Source excerpt -
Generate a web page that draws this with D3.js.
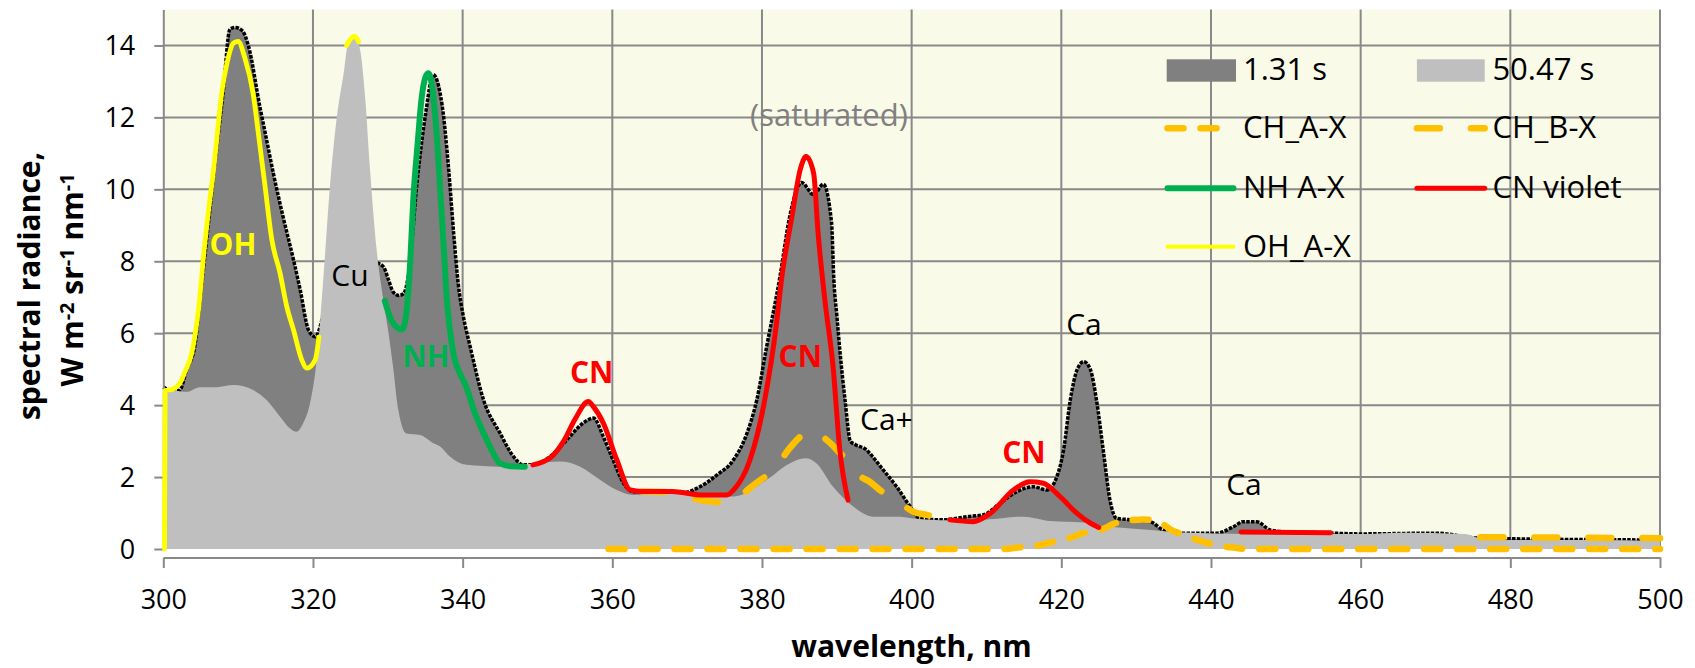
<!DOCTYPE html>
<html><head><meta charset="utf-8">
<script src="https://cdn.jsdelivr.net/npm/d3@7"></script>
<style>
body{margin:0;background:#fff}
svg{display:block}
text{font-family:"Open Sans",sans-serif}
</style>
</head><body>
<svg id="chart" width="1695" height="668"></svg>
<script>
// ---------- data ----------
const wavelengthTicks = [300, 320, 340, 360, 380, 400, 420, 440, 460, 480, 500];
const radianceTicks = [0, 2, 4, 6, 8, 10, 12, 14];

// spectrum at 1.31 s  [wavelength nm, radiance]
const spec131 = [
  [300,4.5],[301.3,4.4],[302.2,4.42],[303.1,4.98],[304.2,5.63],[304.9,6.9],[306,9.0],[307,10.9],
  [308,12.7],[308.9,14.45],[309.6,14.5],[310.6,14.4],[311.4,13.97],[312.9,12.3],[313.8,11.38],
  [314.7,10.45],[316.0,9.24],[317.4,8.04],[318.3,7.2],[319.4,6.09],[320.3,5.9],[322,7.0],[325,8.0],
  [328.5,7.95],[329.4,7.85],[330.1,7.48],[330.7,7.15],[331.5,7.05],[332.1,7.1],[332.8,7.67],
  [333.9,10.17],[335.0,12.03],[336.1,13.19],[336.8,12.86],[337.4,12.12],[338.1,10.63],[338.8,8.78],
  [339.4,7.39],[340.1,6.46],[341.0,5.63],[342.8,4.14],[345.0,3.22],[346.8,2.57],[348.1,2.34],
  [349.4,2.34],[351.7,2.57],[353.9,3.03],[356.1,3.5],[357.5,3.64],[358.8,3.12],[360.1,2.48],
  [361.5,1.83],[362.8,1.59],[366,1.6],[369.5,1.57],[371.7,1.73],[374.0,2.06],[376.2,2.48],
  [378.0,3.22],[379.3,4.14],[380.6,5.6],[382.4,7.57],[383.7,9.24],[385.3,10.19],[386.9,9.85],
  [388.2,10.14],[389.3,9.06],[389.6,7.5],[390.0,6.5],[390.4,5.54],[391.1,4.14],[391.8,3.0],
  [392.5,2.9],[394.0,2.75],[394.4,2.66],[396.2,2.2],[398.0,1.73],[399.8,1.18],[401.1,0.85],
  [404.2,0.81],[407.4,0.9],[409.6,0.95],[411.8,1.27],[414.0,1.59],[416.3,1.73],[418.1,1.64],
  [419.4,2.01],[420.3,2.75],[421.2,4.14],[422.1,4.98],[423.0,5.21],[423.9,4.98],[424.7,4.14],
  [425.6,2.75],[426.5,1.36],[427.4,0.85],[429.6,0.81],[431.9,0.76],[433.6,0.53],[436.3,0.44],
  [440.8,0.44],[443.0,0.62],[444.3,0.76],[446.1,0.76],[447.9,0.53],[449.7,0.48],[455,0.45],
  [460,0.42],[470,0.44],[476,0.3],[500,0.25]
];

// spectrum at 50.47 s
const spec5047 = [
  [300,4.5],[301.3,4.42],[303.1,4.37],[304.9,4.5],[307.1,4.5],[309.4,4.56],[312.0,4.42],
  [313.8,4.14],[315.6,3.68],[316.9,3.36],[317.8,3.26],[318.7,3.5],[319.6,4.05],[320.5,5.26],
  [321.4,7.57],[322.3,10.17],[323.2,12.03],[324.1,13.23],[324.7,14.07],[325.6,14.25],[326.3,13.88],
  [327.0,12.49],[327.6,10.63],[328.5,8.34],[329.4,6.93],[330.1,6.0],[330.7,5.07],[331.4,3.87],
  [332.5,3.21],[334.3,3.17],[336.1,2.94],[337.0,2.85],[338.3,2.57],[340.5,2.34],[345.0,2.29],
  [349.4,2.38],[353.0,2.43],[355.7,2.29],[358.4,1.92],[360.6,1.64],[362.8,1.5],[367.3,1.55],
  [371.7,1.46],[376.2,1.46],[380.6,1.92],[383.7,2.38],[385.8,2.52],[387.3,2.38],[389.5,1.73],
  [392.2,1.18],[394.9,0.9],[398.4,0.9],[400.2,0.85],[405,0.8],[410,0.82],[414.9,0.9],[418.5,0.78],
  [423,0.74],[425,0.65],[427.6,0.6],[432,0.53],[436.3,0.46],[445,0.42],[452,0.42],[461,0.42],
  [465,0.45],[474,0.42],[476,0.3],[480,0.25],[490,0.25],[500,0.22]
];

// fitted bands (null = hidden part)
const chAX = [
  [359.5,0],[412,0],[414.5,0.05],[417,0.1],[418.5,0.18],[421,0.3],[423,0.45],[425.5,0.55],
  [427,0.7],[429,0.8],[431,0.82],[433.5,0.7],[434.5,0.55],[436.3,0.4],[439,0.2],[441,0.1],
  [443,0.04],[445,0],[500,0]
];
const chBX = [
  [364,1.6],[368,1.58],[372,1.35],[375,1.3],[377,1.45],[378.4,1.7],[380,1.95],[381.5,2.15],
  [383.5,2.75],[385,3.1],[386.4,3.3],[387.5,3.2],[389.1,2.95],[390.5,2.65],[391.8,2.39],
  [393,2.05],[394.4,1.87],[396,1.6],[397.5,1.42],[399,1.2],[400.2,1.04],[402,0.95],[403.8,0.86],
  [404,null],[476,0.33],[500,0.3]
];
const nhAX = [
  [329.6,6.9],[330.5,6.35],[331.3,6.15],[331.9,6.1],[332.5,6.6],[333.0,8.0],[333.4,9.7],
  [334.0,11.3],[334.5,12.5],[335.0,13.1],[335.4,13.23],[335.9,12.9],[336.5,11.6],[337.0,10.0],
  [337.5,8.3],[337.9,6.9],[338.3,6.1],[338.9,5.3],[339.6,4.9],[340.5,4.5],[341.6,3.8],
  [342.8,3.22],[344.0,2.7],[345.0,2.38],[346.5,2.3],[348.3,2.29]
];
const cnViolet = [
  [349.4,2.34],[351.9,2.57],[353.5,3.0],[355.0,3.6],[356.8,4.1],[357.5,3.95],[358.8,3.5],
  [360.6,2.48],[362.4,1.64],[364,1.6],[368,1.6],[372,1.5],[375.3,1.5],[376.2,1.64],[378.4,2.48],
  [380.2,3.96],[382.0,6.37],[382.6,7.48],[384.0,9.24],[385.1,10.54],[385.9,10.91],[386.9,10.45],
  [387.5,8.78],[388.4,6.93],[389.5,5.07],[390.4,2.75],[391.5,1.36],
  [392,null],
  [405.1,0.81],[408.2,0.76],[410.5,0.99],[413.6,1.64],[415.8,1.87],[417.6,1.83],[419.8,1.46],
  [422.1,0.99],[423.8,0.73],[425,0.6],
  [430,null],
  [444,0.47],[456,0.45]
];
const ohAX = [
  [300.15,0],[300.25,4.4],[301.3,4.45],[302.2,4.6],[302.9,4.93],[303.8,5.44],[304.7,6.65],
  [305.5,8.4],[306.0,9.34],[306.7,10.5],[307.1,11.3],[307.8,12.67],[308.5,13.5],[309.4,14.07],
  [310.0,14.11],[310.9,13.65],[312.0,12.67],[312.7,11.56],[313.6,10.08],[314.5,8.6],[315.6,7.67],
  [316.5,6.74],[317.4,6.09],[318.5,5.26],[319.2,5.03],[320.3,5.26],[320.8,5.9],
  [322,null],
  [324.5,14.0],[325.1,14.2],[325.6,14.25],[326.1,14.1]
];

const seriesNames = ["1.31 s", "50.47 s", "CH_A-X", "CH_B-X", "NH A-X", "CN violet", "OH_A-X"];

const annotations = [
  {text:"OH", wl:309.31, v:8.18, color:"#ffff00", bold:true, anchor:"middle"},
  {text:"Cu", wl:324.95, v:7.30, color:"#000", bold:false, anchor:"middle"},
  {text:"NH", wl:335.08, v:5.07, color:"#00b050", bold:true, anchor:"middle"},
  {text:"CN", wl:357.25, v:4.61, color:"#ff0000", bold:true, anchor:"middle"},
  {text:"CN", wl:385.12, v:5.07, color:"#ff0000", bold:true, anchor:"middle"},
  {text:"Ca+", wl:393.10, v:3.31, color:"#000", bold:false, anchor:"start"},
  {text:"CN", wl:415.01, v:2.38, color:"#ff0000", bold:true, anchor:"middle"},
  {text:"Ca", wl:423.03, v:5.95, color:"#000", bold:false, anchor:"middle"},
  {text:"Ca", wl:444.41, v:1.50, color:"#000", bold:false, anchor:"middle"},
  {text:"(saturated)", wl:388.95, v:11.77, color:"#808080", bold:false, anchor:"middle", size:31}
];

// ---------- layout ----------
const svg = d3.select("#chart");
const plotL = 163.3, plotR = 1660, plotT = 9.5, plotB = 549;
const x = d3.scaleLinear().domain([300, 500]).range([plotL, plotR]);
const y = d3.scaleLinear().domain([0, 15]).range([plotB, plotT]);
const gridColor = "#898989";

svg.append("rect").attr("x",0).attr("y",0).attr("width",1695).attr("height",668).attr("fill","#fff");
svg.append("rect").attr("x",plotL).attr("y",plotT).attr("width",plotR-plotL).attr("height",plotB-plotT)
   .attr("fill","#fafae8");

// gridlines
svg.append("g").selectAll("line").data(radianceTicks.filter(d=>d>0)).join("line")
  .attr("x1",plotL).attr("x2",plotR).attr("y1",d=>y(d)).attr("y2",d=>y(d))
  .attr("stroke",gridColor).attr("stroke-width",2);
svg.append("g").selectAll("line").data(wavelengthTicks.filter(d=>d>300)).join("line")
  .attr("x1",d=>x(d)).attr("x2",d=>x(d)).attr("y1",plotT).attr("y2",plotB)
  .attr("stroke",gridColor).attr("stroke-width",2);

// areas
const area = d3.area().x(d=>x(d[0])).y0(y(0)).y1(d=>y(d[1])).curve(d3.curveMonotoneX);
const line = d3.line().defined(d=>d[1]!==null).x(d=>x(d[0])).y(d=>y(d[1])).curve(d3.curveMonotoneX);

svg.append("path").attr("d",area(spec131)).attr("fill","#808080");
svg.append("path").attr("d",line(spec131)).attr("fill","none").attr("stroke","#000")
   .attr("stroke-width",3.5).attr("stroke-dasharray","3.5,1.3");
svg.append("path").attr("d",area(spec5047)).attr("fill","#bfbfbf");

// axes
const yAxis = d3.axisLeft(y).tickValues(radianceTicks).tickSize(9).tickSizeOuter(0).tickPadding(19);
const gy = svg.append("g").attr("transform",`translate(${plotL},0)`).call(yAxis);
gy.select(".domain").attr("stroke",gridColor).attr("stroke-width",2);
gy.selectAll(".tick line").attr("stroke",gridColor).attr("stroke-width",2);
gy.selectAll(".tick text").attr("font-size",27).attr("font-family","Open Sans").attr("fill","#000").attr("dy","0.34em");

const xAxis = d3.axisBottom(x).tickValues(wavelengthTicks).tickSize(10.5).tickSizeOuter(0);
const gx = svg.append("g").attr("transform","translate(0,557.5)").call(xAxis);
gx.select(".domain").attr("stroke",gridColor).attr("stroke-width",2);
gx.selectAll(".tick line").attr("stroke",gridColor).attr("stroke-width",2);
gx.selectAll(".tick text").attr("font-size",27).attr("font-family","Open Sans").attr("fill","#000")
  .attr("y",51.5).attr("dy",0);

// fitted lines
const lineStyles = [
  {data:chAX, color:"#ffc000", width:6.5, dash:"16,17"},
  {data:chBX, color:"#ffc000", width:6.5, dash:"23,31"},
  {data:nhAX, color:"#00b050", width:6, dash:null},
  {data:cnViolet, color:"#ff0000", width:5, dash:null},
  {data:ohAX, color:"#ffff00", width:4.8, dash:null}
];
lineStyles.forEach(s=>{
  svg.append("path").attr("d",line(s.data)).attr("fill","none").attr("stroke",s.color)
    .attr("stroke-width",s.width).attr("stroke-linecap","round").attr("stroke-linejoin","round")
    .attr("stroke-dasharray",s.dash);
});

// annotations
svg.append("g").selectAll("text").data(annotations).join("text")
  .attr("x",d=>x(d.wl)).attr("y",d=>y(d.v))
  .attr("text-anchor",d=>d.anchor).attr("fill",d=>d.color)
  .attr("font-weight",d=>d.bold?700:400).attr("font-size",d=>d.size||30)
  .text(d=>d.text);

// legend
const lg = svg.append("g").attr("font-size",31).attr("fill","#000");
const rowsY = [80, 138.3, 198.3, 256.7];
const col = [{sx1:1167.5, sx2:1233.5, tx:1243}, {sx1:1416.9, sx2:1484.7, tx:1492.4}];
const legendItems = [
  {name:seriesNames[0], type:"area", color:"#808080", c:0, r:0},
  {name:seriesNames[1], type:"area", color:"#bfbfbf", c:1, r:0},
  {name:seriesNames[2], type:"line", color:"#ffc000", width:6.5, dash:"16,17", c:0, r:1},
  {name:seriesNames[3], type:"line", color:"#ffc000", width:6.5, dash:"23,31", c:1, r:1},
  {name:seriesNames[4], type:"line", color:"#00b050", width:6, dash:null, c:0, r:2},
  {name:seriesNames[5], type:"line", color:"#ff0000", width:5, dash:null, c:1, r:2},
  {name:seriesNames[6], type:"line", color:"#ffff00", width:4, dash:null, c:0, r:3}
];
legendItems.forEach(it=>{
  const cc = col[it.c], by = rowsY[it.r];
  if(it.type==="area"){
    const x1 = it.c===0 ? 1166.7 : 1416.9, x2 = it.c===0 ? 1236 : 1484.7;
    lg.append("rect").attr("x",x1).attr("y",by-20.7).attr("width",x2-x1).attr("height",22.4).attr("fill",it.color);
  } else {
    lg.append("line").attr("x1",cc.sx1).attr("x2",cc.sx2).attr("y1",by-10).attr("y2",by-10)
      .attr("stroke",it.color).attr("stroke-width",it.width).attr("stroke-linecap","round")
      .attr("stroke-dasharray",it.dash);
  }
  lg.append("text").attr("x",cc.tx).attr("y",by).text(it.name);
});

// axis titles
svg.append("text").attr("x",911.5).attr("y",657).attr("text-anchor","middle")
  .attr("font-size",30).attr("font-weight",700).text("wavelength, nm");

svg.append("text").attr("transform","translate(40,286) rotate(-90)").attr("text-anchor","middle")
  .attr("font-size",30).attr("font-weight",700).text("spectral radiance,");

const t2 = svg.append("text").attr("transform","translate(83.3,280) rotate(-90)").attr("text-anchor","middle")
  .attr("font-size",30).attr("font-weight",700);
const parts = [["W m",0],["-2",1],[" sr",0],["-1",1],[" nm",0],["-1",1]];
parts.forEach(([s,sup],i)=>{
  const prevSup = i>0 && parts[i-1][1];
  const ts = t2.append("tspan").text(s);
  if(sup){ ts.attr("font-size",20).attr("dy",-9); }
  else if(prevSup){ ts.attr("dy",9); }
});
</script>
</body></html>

What this task involves - Leave out any pictures, please, and quote only the lines from the top of the data through the line that contains "const radianceTicks = [0, 2, 4, 6, 8, 10, 12, 14];".

Answer to the exercise -
Generate a web page that draws this with D3.js.
<!DOCTYPE html>
<html><head><meta charset="utf-8">
<script src="https://cdn.jsdelivr.net/npm/d3@7"></script>
<style>
body{margin:0;background:#fff}
svg{display:block}
text{font-family:"Open Sans",sans-serif}
</style>
</head><body>
<svg id="chart" width="1695" height="668"></svg>
<script>
// ---------- data ----------
const wavelengthTicks = [300, 320, 340, 360, 380, 400, 420, 440, 460, 480, 500];
const radianceTicks = [0, 2, 4, 6, 8, 10, 12, 14];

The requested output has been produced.